= Youth in Iraq =

Youth in Iraq are individuals that are between 15–24 years old. Youth represent 19.6% of Iraq’s population of 32 million. The median age is 21 years. The population continues to rise, as mass migration known as the Iraq diaspora has occurred.

The youth population have experienced poor health from the effects of both malnutrition and poverty.
Securing employment is difficult for youth in Iraq. The youth dependency ratio is 70.6%.

The minimum age one can be considered an adult after committing a crime is seven.

== Leisure ==
The National Youth Orchestra of Iraq was formed due to the interest of youth pianist, Zuhal Sultan. Since forming in 2008, they have performed in numerous countries and hold auditions via YouTube annually.

Dambala is a game that resembles the popular Western-style game, bingo. Players can earn cash and prizes in Dambala. The popularity of the game has resulted in many Iraqi youth's participation. Dambala is played in clubs and bars.

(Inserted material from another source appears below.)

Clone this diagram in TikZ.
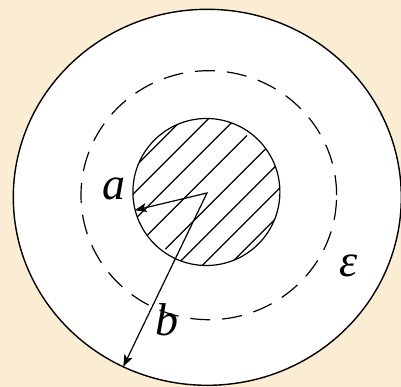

Western-style is being emulated by youth in Iraq. For both male and female youth, tattoos are gaining popularity as well as the clothing that is worn.

== Employment ==
Iraqi youth unemployment rates have increased. There are over 1 million unemployed Iraqi youth. Those who graduate with a university education are finding it difficult to find employment. 80% of recent graduates are listed as unemployed.

== Health ==
The Iraqi Diaspora has resulted in the decline of health infrastructures. Malnutrition is an issue for Iraqi youth. There are over 1.5 million suffering from its effects. 3.5 million individuals are living in poverty. A decrease in the infant mortality rate has been seen over the past few decades. This rate dropped from over 40 infant deaths in 2010 per 1000 births, to under 35 per 1000 births in the 1980s. The mortality rates for Iraqi children under the age of 5 has also decreased. This rate dropped from 60 deaths per 1000 in the 1980s, to under 40 by 2010.

In the Kurdistan region there is a high rate of suicide among female youth. Female youth in arranged marriages having higher rates of incidence. Many of them commit suicide as a sacrifice for their strong beliefs. This is called self-immolation. In the city of Sindar, the rate of suicides have doubled in comparison with the rate of suicide in the US.